HOMILÍA, MARÍA MADRE DE DIOS (1 enero 2022) – Lc 2, 16-21
Estando hecha de la misma pasta, la última hoja del diario antiguo y la primera del recién estrenado son distintas. Tienen el valor simbólico de lo que acaba y de lo que empieza; del tránsito a una nueva etapa donde se depositan sueños e ilusiones. ¿Qué tienen el 31 de diciembre o el 1 de enero que no tengan cualquier otro día del año? Pues poseen la capacidad de presentarnos un futuro diferente donde todo puede mejorar o ser mejor. Para nosotros en este día se agolpan muchos motivos de celebración: al Niño le ponen Jesús, celebramos a su madre y pedimos por la paz.
Cuando una persona comienza de una manera y termina bruscamente de otra se dice que tiene “salida de potro andaluz y parada de mulo manchego”. Esta licencia nos la permitimos por ser María quien es. Y es que esos bríos iniciales de quedarse embarazada, ponerse en camino para ayudar a su prima en la región montañosa y cantar el “proclama mi alma la grandeza del Señor”, se tornan en una postura más pasiva.
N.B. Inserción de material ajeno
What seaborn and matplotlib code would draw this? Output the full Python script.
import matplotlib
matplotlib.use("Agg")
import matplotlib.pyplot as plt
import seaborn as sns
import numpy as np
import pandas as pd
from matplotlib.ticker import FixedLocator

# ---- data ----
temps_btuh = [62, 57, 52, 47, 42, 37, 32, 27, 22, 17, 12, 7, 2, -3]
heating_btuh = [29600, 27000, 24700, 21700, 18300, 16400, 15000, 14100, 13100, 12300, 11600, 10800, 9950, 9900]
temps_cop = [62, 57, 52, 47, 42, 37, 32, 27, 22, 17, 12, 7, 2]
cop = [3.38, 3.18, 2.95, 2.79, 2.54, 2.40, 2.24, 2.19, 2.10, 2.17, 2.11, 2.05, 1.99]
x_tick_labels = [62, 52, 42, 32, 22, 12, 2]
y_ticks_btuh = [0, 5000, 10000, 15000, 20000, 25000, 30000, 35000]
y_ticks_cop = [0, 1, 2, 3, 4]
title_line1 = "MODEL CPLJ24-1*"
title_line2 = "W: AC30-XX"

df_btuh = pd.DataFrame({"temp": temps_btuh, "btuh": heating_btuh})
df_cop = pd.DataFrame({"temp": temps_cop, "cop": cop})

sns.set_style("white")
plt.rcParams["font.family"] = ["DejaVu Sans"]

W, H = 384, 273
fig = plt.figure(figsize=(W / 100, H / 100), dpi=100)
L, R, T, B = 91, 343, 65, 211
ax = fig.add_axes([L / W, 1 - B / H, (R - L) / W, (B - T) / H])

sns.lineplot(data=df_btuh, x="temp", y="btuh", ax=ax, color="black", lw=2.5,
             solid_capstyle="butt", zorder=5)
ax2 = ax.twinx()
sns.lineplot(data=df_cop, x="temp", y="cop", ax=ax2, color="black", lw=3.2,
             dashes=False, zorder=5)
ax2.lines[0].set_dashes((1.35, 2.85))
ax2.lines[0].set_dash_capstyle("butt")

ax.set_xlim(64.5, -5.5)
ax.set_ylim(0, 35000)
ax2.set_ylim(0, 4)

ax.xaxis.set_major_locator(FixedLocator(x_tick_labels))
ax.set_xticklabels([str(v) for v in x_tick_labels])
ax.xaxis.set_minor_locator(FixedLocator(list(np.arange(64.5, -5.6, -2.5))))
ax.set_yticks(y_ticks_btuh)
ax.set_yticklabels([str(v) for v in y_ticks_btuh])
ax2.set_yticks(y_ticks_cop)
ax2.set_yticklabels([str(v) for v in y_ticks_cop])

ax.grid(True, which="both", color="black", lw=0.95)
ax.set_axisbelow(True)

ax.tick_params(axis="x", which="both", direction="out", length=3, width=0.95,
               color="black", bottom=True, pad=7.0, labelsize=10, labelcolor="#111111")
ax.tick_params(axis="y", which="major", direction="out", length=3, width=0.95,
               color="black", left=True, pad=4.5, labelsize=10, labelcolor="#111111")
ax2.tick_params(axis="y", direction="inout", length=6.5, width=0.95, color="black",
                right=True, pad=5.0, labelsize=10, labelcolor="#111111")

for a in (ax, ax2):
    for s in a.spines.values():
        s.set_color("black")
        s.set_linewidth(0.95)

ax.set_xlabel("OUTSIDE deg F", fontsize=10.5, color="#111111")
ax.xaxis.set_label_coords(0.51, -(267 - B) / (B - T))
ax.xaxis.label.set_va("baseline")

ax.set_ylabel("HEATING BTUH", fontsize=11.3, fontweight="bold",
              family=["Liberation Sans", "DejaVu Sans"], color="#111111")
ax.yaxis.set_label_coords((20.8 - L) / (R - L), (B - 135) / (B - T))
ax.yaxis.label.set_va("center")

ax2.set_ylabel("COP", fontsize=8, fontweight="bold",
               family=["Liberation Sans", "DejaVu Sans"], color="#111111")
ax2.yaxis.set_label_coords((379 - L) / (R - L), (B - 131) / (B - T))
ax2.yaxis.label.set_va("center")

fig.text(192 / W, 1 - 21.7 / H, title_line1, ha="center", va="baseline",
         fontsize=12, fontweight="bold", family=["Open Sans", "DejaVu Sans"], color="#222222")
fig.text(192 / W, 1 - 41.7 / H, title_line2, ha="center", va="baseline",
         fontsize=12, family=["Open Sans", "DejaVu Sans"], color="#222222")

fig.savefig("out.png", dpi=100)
Ante tanto pastor que va y viene diciendo lo que le habían dicho del niño, ante tanta gente admirada, ella “por su parte, conservaba todas estas cosas, meditándolas en su corazón”. Todo lo que ha vivido y está viviendo debe ser reposado, debe fermentar, debe ser mantenido en el silencio, deber dejarse iluminar, debe aguantarse para que geste y dé a luz el mensaje y el significado que lleva dentro.
Hoy nos toca celebrar a María por ser la madre de Dios, por el vientre en el que lo llevó y los pechos que lo criaron. Pero esta realidad es inseparable de su ser mujer creyente que vive a la escucha de la palabra de ese Dios y que se pone al servicio de ella. ¿Os imagináis a María junto al pesebre ajena, desparramada y distraída junto al Misterio que solo le toca la piel? La embarazada de Dios lo conserva y lo medita todo porque sabe que todo está preñado de Dios.
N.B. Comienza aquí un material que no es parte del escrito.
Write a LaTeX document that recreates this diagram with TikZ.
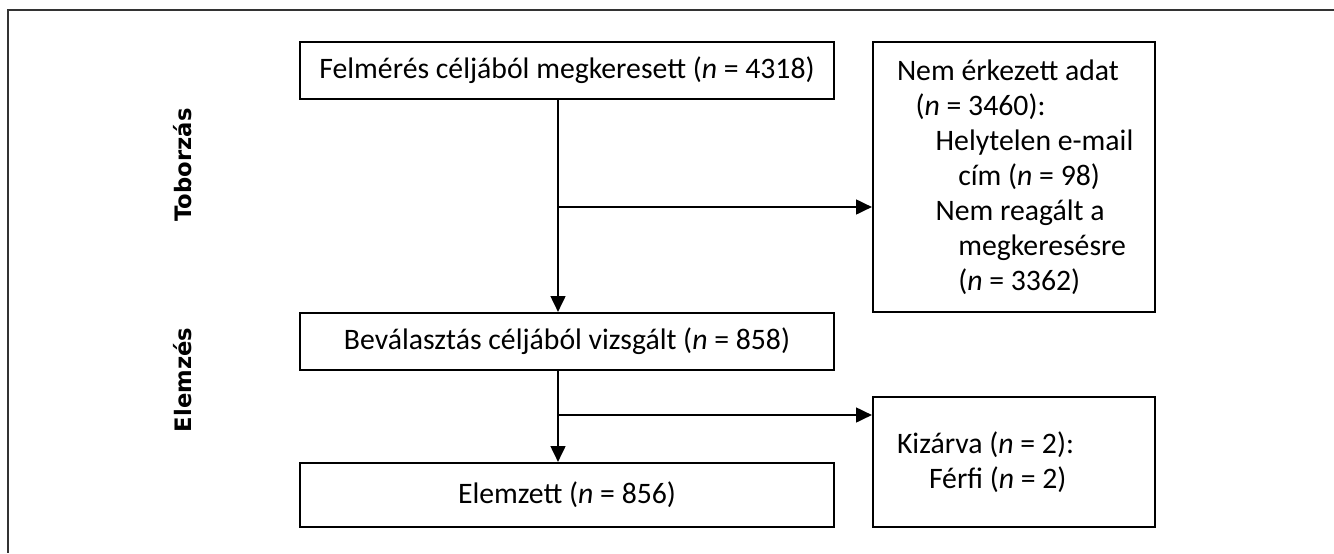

Y siguiendo el mensaje del Papa para esta Jornada Mundial de La Paz, desde su mirada contemplativa observaría tres realidades. La primera, como dicen muchos: “Qué pena llegar a viejo”. En el contexto desde el que se escribe esta reflexión el viejo es el que tiene la mala suerte de no ser joven. Porque da grima ver andar con carrito, tener la cara llena de arrugas, ser torpe en el hablar y en el pensar o necesitar pañal como los nietos. Pero solo acogiendo esta realidad, conservándola en el corazón e iluminándola con la Palabra podremos dar el paso a crear un puente que haga posible el encuentro entre los que tienen la memoria y los que deben continuar el futuro. La segunda: en ocasiones somos testigos de algo que, afortunadamente, nos resulta insólito, y es que alguien, sin el menor miramiento, tira algo a la calle con la menor sensibilidad por lo común. Sin generalizar, ese gesto suele decir mucho. Pero es que el que lo ha hecho, normalmente, tiene que educar a otros que, probablemente, también lo harán. Y si ese desprecia lo de todos tirando un papel a la calle, ¿no lo hará de otras formas más profundas? De ahí que, todo lo que invirtamos en educación lo hacemos en el futuro. Pero, ¿cómo hemos organizado este mundo para gastar mucho más en armas para defendernos que en recursos para educar? La tercera: todos queremos una casa, una familia, poder pagarla, mantenerla y cuidar de nuestra familia. Para ello se necesita poder respirar y poder trabajar. Las dos cosas son igualmente naturales. Cuando no tienes trabajo te cortan la respiración: el comer se te complica, el dormir se altera, una factura se teme, una avería desquicia, tu imagen se devalúa, tus potencialidades se desperdician, los sentimientos sobre ti mismo se agrian.
¡Y pensar que para muchos de nosotros, seguidores de Jesús, no pega esto de la Paz con la devota fiesta de María, madre de Dios!